Dans le drame "En attendant Bojangles" de Régis Roinsard, Virginie Efira livre une grande performance dans le rôle de Camille, une femme pour qui la vie est une fête perpétuelle, au point d'en nier la réalité. Mais cette attitude n'a rien d'anodin ou de capricieux, parce que Camille est atteinte d'une maladie qui la fait glisser irrémédiablement vers la folie.
Virginie Efira, actrice en folie
Au milieu des années 2010, l'actrice Virginie Efira change de dimension. Si elle faisait déjà pleinement partie du paysage cinématographique français, ses performances en 2016 dans Elle de Paul Verhoeven et dans Victoria de Justine Triet l'imposent avec éclat dans le registre dramatique, registre dans lequel elle s'épanouit et éblouit depuis.
Dans Un amour impossible de Catherine Corsini, de nouveau chez Justine Triet dans Sybil, dans Police d'Anne Fontaine, Madeleine Collins d'Antoine Barraud et tout récemment Revoir Paris d'Alice Winocour et Les Enfants des autres de Rebecca Zlotowski, Virginie Efira fait à chaque nouveau film la démonstration d'un immense talent. C'est aussi ce que l'on perçoit dans En attendant Bojangles, troisième long-métrage de Régis Roinsard, sorti en 2022.
Elle y incarne Camille, jeune femme fantasque qui vit de manière hédoniste avec Georges (Romain Duris) et leur garçon Gary (Solan Macho-Granader). Toute leur vie n'est que fête, refus de la banalité et de la morosité du quotidien. Parce qu'il est éperdument amoureux d'elle et veut son bonheur, Georges l'accompagne dans cette folie douce. Ils dansent, rient, s'inventent chaque matin une nouvelle identité et des histoires formidables, organisent des fêtes extravagantes, sortent nus dans la rue... Mais cette folie douce cache une vraie démence, un mal qui ronge Camille et qui va se muer en une authentique folie dangereuse, le jour où elle met le feu à l'appartement familial.
De quel mal souffre Camille ?
Dans le livre dont est adapté En attendant Bojangles, le roman éponyme d'Olivier Bourdeaut, la maladie de Camille est plus explicitement évoquée. Mais dans son film, Régis Roinsard a choisi de garder une part de mystère, d'indécision. En partie parce que, à l'époque à laquelle se situe le récit, fin des années 60 et début des années 70, ce dont elle souffre n'a pas encore été entièrement diagnostiqué et établi par le corps médical. En effet, Camille semble souffrir d'un trouble bipolaire aigu.
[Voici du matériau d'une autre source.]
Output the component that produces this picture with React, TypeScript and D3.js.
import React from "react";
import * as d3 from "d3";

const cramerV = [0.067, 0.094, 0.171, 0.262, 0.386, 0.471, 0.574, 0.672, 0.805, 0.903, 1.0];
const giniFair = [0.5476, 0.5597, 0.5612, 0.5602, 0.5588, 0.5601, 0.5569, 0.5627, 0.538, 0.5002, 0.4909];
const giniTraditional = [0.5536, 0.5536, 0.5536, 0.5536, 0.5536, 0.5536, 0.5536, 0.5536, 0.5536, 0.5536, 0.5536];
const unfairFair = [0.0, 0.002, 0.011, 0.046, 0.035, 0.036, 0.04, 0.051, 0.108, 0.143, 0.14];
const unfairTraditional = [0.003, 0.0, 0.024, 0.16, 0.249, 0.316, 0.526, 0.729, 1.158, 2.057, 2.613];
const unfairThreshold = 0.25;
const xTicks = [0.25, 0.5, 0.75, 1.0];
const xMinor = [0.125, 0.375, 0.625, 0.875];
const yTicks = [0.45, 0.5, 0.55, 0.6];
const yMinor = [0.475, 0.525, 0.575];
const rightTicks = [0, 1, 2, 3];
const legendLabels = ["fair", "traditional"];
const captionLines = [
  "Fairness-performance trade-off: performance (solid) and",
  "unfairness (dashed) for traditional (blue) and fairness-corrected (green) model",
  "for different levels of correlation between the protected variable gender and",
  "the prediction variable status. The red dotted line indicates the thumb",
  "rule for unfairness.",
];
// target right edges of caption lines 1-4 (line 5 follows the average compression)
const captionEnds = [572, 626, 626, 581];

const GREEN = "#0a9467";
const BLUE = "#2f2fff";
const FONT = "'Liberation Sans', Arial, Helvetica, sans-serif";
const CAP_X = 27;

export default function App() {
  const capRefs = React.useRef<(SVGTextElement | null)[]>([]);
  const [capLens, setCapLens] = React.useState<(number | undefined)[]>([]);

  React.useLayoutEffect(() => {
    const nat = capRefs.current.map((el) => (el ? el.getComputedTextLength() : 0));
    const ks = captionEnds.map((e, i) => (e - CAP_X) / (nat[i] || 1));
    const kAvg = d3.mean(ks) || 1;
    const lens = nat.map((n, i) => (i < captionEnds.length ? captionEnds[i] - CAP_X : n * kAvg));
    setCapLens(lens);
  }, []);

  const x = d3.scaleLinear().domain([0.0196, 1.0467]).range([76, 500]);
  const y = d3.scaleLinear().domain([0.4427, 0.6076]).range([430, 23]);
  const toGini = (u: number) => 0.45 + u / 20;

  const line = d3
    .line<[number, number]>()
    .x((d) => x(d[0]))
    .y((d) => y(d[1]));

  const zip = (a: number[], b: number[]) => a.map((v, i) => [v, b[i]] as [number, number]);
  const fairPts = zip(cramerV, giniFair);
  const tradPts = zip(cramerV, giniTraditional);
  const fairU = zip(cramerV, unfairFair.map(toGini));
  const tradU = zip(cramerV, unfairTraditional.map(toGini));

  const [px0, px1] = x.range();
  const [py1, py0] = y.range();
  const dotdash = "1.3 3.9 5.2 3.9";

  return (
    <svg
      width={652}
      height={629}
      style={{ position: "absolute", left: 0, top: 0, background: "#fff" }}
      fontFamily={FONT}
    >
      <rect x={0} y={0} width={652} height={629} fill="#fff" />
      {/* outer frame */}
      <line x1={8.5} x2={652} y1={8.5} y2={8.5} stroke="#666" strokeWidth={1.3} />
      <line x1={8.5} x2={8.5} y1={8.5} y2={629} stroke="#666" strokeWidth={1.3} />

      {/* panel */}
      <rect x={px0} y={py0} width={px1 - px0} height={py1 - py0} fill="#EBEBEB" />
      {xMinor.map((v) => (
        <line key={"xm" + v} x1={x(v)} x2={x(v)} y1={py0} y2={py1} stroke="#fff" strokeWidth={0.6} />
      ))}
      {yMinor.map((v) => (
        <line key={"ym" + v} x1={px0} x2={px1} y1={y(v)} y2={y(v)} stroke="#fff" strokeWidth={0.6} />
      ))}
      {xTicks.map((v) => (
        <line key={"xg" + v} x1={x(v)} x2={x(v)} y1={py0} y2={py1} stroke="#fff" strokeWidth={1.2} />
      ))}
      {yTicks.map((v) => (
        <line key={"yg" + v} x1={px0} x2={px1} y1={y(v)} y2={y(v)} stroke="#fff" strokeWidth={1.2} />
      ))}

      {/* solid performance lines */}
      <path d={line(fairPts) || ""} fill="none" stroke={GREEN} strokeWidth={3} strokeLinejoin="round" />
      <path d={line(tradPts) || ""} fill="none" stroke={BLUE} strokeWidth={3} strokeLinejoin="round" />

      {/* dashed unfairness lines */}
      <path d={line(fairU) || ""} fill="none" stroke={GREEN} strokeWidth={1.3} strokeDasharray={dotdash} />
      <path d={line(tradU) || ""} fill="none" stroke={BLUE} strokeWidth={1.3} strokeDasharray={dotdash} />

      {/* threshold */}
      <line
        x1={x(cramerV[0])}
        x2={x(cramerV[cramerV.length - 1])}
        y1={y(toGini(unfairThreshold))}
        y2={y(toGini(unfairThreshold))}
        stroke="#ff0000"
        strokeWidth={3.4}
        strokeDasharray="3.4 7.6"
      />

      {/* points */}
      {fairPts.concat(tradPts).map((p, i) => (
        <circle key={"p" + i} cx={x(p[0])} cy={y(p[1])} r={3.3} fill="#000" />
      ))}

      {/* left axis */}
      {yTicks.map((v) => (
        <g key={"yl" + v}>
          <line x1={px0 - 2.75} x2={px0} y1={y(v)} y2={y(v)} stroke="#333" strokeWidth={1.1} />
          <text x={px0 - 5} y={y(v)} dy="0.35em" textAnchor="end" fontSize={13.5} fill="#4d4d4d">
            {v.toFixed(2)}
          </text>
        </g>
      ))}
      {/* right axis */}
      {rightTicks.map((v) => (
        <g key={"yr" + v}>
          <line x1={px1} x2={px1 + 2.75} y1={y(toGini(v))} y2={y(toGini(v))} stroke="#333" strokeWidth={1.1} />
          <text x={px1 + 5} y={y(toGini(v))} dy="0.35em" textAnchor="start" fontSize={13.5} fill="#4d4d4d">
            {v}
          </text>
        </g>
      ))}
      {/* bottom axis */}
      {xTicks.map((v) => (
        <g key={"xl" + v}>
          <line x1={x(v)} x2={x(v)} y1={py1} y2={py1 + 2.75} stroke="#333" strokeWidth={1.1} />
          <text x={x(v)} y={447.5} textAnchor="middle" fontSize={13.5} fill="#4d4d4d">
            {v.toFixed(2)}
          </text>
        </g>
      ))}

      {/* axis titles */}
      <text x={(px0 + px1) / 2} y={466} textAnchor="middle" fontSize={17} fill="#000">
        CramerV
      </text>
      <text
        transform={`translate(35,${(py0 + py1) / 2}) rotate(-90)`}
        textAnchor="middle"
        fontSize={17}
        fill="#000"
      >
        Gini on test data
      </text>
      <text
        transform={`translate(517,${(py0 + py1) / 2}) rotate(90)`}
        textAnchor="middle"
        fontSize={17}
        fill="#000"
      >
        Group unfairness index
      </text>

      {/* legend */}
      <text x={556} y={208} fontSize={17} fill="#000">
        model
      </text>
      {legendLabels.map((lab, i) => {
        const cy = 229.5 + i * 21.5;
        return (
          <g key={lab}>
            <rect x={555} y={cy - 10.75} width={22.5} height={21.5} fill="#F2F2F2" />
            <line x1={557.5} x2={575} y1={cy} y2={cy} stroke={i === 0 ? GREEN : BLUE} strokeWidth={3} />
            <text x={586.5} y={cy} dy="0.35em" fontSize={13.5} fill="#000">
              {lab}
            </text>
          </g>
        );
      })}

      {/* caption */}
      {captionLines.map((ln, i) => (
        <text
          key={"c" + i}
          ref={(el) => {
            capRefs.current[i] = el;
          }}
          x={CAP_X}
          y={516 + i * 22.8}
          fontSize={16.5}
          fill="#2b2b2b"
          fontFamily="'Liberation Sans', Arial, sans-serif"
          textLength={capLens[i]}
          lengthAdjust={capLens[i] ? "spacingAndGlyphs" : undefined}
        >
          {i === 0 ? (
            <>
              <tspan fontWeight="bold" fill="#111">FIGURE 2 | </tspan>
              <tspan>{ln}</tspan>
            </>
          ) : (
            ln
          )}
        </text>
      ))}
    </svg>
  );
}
Un terme apparu dans les années 80 pour ce qu'on qualifiait avant de psychose maniaco-dépressive, et encore bien avant qu'on identifiait par la succession d'états de manie et de mélancolie.
Camille souffre ainsi d'une forme de sensibilité extrême, capable de ressentir le plus grand bonheur et de passer immédiatement au plus grand malheur, de l'euphorie à un état dépressif, avec les comportements qui vont avec. Camille se met donc littéralement dans tous ses états, passant d'un extrême à l'autre, ce qui est pour Virginie Efira l'occasion de livrer une performance souvent stupéfiante.
La bipolarité de Camille, des origines mystérieuses
Georges lui fait cette promesse, lors de leur mariage improvisé au début du film, "d'aimer et chérir toutes celles qu'elle sera". Une séquence d'autant plus belle qu'elle résonne avec l'issue tragique d'En attendant Bojangles. Déterminé à rendre Camille heureuse, à jouer à tous les jeux qu'elle propose pour noyer sa profonde et indéracinable tristesse, il se retrouve néanmoins progressivement impuissant à mesure que la folie la gagne.
Le film n'explique pas pourquoi Camille souffre ainsi de ce trouble bipolaire, mais des indices sont glissés ça et là, notamment par Charles, meilleur ami de Camille et Georges incarné par Grégory Gadebois. Celui-ci évoque ainsi à un moment une enfance très difficile, et la décision de Camille de vivre sa vie comme une fuite éperdue en avant. De manière élégante plane ainsi dans En attendant Bojangles le spectre de la guerre, la mort d'un parent, la solitude des individus et la laideur de l'existence, ce contre quoi Camille lutte de toutes ses forces... jusqu'à la folie.